DIRECTIONS FOR THIS TASK - Every line below should be copied exactly; drop the pictures.

** Begin SOURCE DATA **

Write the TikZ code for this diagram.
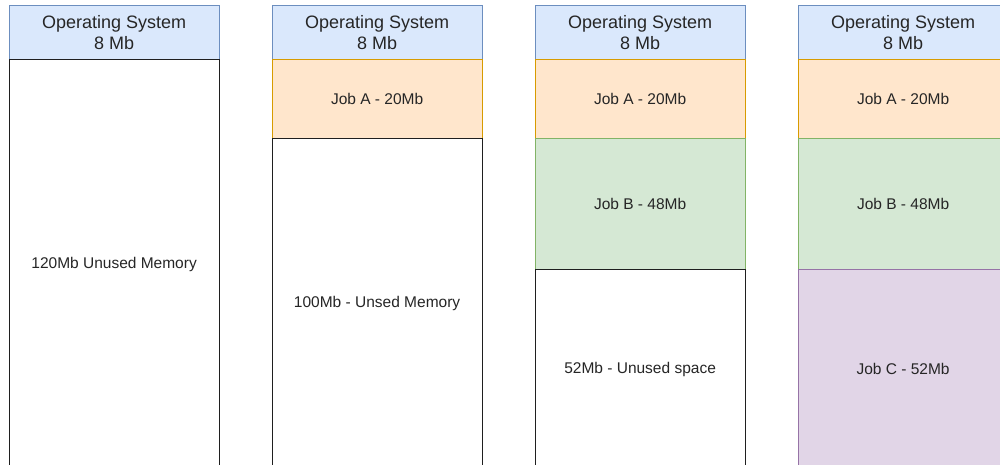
\documentclass[tikz,border=0pt]{standalone}
\usepackage{fontspec}
\setmainfont{Liberation Sans}
\definecolor{osfill}{HTML}{DAE8FC}
\definecolor{osline}{HTML}{6C8EBF}
\definecolor{afill}{HTML}{FFE6CC}
\definecolor{aline}{HTML}{D79B00}
\definecolor{bfill}{HTML}{D5E8D4}
\definecolor{bline}{HTML}{82B366}
\definecolor{cfill}{HTML}{E1D5E7}
\definecolor{cline}{HTML}{9673A6}
\begin{document}
\begin{tikzpicture}[x=1pt,y=1pt,
  block/.style={draw, line width=1.2pt, inner sep=0pt, anchor=north west,
    minimum width=210pt, align=center, text=black!85,
    font=\fontsize{15.5}{18}\selectfont},
  osbox/.style={block, fill=osfill, draw=osline, minimum height=54pt,
    font=\fontsize{18}{21}\selectfont},
  freebox/.style={block, fill=white, draw=black!88},
  jobabox/.style={block, fill=afill, draw=aline, minimum height=79pt},
  jobbbox/.style={block, fill=bfill, draw=bline, minimum height=131pt},
  jobcbox/.style={block, fill=cfill, draw=cline, minimum height=199pt},
]
\useasboundingbox (0,0) rectangle (1000,-465);
\clip (0,0) rectangle (1000,-465);

% memory map 1: only the operating system is loaded
\node[osbox] (os1) at (8.5,-5) {Operating System\\8 Mb};
\node[freebox, minimum height=409pt] (free1) at (8.5,-59) {120Mb Unused Memory};

% memory map 2: job A loaded
\node[osbox] (os2) at (271.5,-5) {Operating System\\8 Mb};
\node[jobabox] (a2) at (271.5,-59) {Job A - 20Mb};
\node[freebox, minimum height=330pt] (free2) at (271.5,-138) {100Mb - Unsed Memory};

% memory map 3: jobs A and B loaded
\node[osbox] (os3) at (534.5,-5) {Operating System\\8 Mb};
\node[jobabox] (a3) at (534.5,-59) {Job A - 20Mb};
\node[jobbbox] (b3) at (534.5,-138) {Job B - 48Mb};
\node[freebox, minimum height=199pt] (free3) at (534.5,-269) {52Mb - Unused space};

% memory map 4: jobs A, B and C fill the memory
\node[osbox] (os4) at (797.5,-5) {Operating System\\8 Mb};
\node[jobabox] (a4) at (797.5,-59) {Job A - 20Mb};
\node[jobbbox] (b4) at (797.5,-138) {Job B - 48Mb};
\node[jobcbox] (c4) at (797.5,-269) {Job C - 52Mb};
\end{tikzpicture}
\end{document}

** End SOURCE DATA **

RESULT FOR THIS EXERCISE -
Write the TikZ code for this diagram.
\documentclass[tikz,border=0pt]{standalone}
\usepackage{fontspec}
\setmainfont{Liberation Sans}
\definecolor{osfill}{HTML}{DAE8FC}
\definecolor{osline}{HTML}{6C8EBF}
\definecolor{afill}{HTML}{FFE6CC}
\definecolor{aline}{HTML}{D79B00}
\definecolor{bfill}{HTML}{D5E8D4}
\definecolor{bline}{HTML}{82B366}
\definecolor{cfill}{HTML}{E1D5E7}
\definecolor{cline}{HTML}{9673A6}
\begin{document}
\begin{tikzpicture}[x=1pt,y=1pt,
  block/.style={draw, line width=1.2pt, inner sep=0pt, anchor=north west,
    minimum width=210pt, align=center, text=black!85,
    font=\fontsize{15.5}{18}\selectfont},
  osbox/.style={block, fill=osfill, draw=osline, minimum height=54pt,
    font=\fontsize{18}{21}\selectfont},
  freebox/.style={block, fill=white, draw=black!88},
  jobabox/.style={block, fill=afill, draw=aline, minimum height=79pt},
  jobbbox/.style={block, fill=bfill, draw=bline, minimum height=131pt},
  jobcbox/.style={block, fill=cfill, draw=cline, minimum height=199pt},
]
\useasboundingbox (0,0) rectangle (1000,-465);
\clip (0,0) rectangle (1000,-465);

% memory map 1: only the operating system is loaded
\node[osbox] (os1) at (8.5,-5) {Operating System\\8 Mb};
\node[freebox, minimum height=409pt] (free1) at (8.5,-59) {120Mb Unused Memory};

% memory map 2: job A loaded
\node[osbox] (os2) at (271.5,-5) {Operating System\\8 Mb};
\node[jobabox] (a2) at (271.5,-59) {Job A - 20Mb};
\node[freebox, minimum height=330pt] (free2) at (271.5,-138) {100Mb - Unsed Memory};

% memory map 3: jobs A and B loaded
\node[osbox] (os3) at (534.5,-5) {Operating System\\8 Mb};
\node[jobabox] (a3) at (534.5,-59) {Job A - 20Mb};
\node[jobbbox] (b3) at (534.5,-138) {Job B - 48Mb};
\node[freebox, minimum height=199pt] (free3) at (534.5,-269) {52Mb - Unused space};

% memory map 4: jobs A, B and C fill the memory
\node[osbox] (os4) at (797.5,-5) {Operating System\\8 Mb};
\node[jobabox] (a4) at (797.5,-59) {Job A - 20Mb};
\node[jobbbox] (b4) at (797.5,-138) {Job B - 48Mb};
\node[jobcbox] (c4) at (797.5,-269) {Job C - 52Mb};
\end{tikzpicture}
\end{document}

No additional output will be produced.